Differential on a manifold I got confused with the differential of a map on a manifold. I try to wrap up what I learned and what I am confused about. Let $X$ be a manifold and $c_1,c_2: (-\epsilon, \epsilon) \to X$ two curves satisfying $c_1(0) = x = c_2(0)$ for an $x \in X$. A tangent vector at $x$ is an equivalence class of curves satisfying the relation $c_1 \sim c_2 \Longleftrightarrow D(\varphi \circ c_1)(0) = D(\tilde{\varphi} \circ c_2)(0)$ where $(U, \varphi)$ and $(V,\tilde{\varphi})$ are charts around x and the tangent space of $X$ at $x$ is defined as the set of all these equivalence classes. If I have a map $f: X \to Y$ where $Y$ is another manifold, I can define the tangent map $T_xf: T_xX \to T_yY$ where $[c] \mapsto [f \circ c] \in T_yY$. But how can I define the derivative of $f$ at $x$ in this setup? I don't want to to this with derivations. 
Since the local representation of $f$ is $(\psi \circ f \circ \varphi^{-1}). (\varphi(x))$ cant I just differentiate this and obtain $Df$ in this way i.e. $Df(x) = D(\psi \circ f \circ \varphi^{-1})(\varphi(x))$? And is this related to the tangent map?
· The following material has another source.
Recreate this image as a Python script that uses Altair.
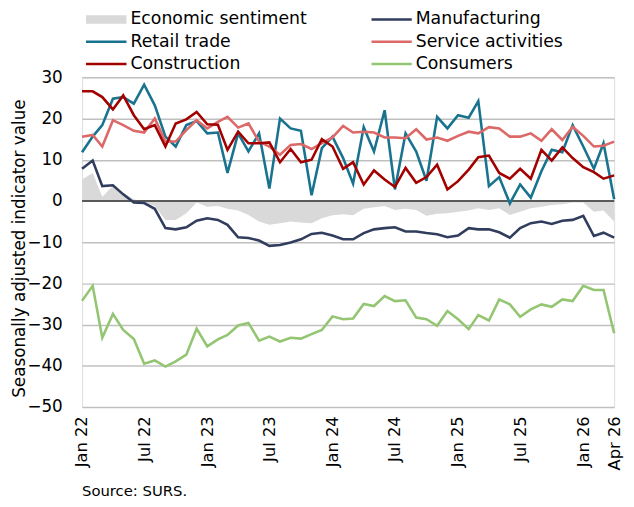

If yes, what happened to $[f \circ c]$? I am sorry for my (maybe confusing) explanation but I can't get my head around this. 
 A: Actually you can define the differential in 3 different way:


*

*Through derivations, identifying (as you've done) functions that
locally are alike since the differential is local notion and so you
won't have anything to distinguish to functions which behave in the
same manner locally but then change outside an open set;

*Bringing everything back to ordinary differential of functions
between $R^m$ and $R^n$ and then simply treat it with ordinary
calculus instruments;

*Thinking tangent vectors as velocities of curves and then
calculating the velocity of all the possible curves in a point of
the manifold.


Now, these 3 picture coincide on $R^n$ coincide so you might want to try them on something concrete as a half sphere or a paraboloid, but the most general picture (which can be extended in an easy way to all manifolds) happens to be first one with derivations. Once you get used you will understand that is indeed the most useful. 
You just have to convice yourself that in $R^n$ there's an identification between directional derivatives, tangent vectors and possible velocities of a curve in a point. Once you got it you just have to convince yourself that what you're really looking for are directional derivatives and that a generalization for them are Derivations.
Sorry to be so vague, if you need some specific clarification tell me in the comments and I will edit the answer.